GOAL: Could you repeat, exactly as they stand, the lines between the one with "Write a web" and the one with "var eventNames = ['', 'debate'];", inclusive, minus the pictures?

MATERIAL SHOWN:
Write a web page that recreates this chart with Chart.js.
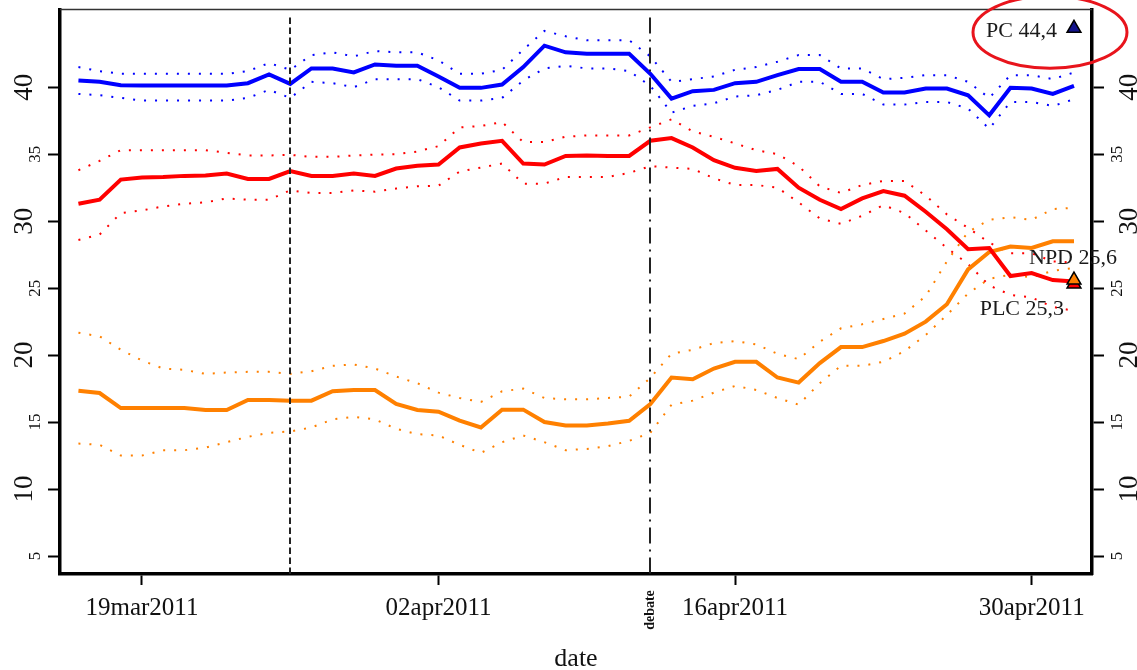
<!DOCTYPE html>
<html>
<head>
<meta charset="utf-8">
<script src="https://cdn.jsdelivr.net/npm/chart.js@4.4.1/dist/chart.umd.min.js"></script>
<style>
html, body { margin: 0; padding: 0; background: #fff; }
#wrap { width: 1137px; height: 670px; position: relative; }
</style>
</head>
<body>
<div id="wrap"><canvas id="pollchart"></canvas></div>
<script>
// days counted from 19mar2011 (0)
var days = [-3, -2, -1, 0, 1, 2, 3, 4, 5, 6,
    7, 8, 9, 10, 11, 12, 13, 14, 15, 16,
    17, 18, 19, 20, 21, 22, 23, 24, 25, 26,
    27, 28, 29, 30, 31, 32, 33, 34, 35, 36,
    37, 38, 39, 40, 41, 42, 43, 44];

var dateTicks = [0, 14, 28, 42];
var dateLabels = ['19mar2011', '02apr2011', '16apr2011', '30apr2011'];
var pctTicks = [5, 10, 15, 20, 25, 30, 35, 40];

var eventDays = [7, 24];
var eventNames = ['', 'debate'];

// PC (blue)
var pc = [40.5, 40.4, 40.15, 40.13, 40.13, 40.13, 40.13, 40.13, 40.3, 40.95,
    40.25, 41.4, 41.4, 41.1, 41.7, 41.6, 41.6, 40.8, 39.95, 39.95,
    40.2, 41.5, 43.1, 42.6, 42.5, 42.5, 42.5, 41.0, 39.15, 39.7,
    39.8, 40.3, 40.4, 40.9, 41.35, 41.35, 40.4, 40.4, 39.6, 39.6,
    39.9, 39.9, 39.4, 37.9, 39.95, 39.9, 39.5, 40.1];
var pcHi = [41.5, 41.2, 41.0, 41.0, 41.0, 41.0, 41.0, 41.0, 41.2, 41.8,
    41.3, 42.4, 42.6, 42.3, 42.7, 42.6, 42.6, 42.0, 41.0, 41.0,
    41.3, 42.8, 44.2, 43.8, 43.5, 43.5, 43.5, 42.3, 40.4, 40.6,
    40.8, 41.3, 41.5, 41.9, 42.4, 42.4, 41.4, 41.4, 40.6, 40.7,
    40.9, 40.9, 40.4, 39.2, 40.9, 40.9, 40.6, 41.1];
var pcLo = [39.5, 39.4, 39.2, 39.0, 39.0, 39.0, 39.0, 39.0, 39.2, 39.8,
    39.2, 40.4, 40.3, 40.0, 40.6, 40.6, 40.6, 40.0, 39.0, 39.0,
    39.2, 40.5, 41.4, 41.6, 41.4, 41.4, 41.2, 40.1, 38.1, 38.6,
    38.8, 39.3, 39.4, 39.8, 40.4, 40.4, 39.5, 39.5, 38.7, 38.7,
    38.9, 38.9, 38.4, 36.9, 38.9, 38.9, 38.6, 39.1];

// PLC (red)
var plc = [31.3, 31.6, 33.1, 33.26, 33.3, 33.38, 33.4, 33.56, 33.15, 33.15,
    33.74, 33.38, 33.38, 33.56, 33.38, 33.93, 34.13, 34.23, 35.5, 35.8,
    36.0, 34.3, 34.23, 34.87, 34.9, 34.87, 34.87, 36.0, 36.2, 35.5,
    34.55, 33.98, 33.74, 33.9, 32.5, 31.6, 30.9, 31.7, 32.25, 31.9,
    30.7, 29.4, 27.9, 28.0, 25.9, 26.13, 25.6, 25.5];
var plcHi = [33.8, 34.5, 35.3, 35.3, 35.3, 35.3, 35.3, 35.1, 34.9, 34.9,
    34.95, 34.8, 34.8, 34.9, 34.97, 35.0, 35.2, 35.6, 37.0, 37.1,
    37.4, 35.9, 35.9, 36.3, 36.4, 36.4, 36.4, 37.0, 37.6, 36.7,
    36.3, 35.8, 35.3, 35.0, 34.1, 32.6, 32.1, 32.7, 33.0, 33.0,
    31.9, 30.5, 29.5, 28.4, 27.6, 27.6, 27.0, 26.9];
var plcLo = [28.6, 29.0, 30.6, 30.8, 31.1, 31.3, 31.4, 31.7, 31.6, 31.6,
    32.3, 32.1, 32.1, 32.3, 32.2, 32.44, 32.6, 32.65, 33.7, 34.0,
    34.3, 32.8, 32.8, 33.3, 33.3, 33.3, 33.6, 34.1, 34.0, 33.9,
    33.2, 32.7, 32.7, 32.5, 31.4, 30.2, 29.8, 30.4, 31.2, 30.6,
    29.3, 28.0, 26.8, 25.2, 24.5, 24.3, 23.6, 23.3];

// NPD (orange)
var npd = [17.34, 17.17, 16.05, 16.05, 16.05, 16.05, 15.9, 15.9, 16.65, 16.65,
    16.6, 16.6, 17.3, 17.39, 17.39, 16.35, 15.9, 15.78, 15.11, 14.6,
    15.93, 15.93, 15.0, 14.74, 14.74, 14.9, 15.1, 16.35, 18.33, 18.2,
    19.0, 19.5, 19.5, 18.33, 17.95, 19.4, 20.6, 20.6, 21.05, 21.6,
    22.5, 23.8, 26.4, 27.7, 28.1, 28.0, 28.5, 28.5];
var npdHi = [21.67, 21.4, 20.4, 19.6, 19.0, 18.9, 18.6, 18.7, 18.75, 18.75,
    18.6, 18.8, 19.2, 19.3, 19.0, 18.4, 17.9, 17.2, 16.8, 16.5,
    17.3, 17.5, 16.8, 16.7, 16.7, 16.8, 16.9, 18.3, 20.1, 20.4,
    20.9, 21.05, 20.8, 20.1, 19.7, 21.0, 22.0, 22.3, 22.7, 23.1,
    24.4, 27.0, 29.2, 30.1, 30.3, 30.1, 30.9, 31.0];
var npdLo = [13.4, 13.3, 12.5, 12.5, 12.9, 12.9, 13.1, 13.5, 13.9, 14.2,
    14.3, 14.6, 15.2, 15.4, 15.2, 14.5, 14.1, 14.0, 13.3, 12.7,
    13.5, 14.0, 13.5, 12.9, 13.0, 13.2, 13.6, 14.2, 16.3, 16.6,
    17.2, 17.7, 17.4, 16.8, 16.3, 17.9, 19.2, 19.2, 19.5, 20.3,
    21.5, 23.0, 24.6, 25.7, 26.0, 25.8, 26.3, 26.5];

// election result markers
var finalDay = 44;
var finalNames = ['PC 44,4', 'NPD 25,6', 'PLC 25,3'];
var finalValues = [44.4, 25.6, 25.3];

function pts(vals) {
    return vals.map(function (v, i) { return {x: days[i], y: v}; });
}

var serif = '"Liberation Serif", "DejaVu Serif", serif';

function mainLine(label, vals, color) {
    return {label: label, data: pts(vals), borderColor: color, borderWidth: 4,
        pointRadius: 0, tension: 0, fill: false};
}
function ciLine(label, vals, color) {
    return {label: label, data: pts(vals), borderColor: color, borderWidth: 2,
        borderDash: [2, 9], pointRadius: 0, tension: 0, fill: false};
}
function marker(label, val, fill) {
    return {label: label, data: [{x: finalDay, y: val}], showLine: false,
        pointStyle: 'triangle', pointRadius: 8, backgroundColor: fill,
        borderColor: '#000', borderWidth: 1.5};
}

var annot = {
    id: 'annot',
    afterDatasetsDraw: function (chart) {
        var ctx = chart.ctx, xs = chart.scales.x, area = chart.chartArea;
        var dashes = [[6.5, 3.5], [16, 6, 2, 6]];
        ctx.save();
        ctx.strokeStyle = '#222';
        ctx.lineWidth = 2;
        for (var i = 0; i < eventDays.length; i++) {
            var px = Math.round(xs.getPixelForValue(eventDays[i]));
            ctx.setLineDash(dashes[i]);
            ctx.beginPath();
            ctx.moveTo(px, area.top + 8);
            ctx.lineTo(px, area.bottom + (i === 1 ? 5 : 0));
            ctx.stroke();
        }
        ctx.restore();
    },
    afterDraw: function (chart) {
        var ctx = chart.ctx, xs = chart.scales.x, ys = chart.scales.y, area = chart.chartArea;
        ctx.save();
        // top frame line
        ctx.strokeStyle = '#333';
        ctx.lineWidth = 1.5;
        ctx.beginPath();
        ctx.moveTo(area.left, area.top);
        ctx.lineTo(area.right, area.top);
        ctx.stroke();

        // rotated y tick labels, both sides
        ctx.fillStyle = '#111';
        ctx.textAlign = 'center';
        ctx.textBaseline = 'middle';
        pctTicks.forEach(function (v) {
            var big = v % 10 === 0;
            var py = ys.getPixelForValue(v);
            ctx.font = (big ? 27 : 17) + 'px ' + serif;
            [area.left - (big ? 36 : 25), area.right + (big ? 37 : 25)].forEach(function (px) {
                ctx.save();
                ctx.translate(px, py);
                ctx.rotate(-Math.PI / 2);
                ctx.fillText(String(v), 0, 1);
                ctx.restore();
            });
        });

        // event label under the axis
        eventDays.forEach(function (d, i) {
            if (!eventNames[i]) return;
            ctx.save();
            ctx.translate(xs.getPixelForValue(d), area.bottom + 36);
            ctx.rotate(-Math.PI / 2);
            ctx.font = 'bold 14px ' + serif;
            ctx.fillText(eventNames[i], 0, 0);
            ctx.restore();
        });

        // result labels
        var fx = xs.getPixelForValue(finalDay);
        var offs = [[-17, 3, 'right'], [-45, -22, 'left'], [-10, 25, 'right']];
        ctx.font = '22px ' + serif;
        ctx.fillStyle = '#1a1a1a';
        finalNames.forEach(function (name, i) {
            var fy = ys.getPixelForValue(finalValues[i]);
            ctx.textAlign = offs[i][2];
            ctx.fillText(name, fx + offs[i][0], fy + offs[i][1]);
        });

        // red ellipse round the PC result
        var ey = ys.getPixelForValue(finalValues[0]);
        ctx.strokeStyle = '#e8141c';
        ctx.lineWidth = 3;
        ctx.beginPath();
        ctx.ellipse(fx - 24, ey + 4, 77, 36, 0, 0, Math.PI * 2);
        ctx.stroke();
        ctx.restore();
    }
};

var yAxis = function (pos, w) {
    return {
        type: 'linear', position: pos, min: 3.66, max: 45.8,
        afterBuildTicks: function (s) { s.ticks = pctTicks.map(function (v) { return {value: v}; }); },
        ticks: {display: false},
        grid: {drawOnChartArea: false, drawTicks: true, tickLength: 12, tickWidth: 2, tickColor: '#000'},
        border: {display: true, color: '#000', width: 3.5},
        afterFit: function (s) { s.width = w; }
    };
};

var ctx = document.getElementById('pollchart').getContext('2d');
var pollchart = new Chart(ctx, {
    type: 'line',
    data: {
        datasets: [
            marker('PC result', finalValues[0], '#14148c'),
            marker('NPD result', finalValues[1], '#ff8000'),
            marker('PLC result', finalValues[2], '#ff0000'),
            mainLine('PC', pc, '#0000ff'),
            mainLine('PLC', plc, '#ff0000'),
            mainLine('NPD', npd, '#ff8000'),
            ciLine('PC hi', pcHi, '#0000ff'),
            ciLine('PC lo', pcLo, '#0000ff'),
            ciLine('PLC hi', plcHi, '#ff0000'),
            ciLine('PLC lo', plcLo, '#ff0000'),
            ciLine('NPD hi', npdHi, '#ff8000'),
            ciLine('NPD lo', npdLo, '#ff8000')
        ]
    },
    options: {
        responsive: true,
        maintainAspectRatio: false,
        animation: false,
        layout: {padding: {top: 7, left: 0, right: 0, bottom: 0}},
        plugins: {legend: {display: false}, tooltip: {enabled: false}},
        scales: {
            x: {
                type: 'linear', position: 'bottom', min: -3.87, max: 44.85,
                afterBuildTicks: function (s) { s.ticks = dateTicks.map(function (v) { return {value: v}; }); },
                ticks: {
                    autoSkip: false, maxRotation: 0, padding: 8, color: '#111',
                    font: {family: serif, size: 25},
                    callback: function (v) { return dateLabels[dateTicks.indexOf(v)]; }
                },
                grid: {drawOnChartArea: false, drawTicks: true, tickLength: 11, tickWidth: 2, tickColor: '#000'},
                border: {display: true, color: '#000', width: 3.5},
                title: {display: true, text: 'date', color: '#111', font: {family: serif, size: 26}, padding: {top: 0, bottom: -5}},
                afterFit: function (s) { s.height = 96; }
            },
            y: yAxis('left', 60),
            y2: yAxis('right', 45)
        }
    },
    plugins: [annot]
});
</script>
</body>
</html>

...

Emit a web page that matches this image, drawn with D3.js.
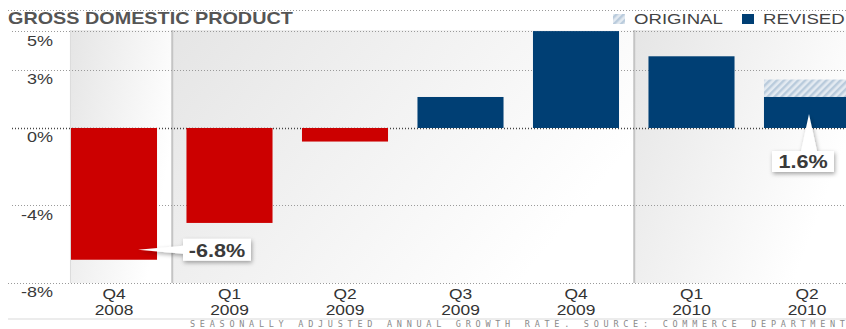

THE ANSWER:
Write a web page that recreates this chart with Chart.js.
<!DOCTYPE html>
<html>
<head>
<meta charset="utf-8">
<script src="https://cdn.jsdelivr.net/npm/chart.js@4.4.1/dist/chart.umd.min.js"></script>
<style>
html, body { margin: 0; padding: 0; background: #fff; }
#wrap { width: 1137px; height: 670px; position: relative; }
</style>
</head>
<body>
<div id="wrap"><canvas id="pollchart"></canvas></div>
<script>
// days counted from 19mar2011 (0)
var days = [-3, -2, -1, 0, 1, 2, 3, 4, 5, 6,
    7, 8, 9, 10, 11, 12, 13, 14, 15, 16,
    17, 18, 19, 20, 21, 22, 23, 24, 25, 26,
    27, 28, 29, 30, 31, 32, 33, 34, 35, 36,
    37, 38, 39, 40, 41, 42, 43, 44];

var dateTicks = [0, 14, 28, 42];
var dateLabels = ['19mar2011', '02apr2011', '16apr2011', '30apr2011'];
var pctTicks = [5, 10, 15, 20, 25, 30, 35, 40];

var eventDays = [7, 24];
var eventNames = ['', 'debate'];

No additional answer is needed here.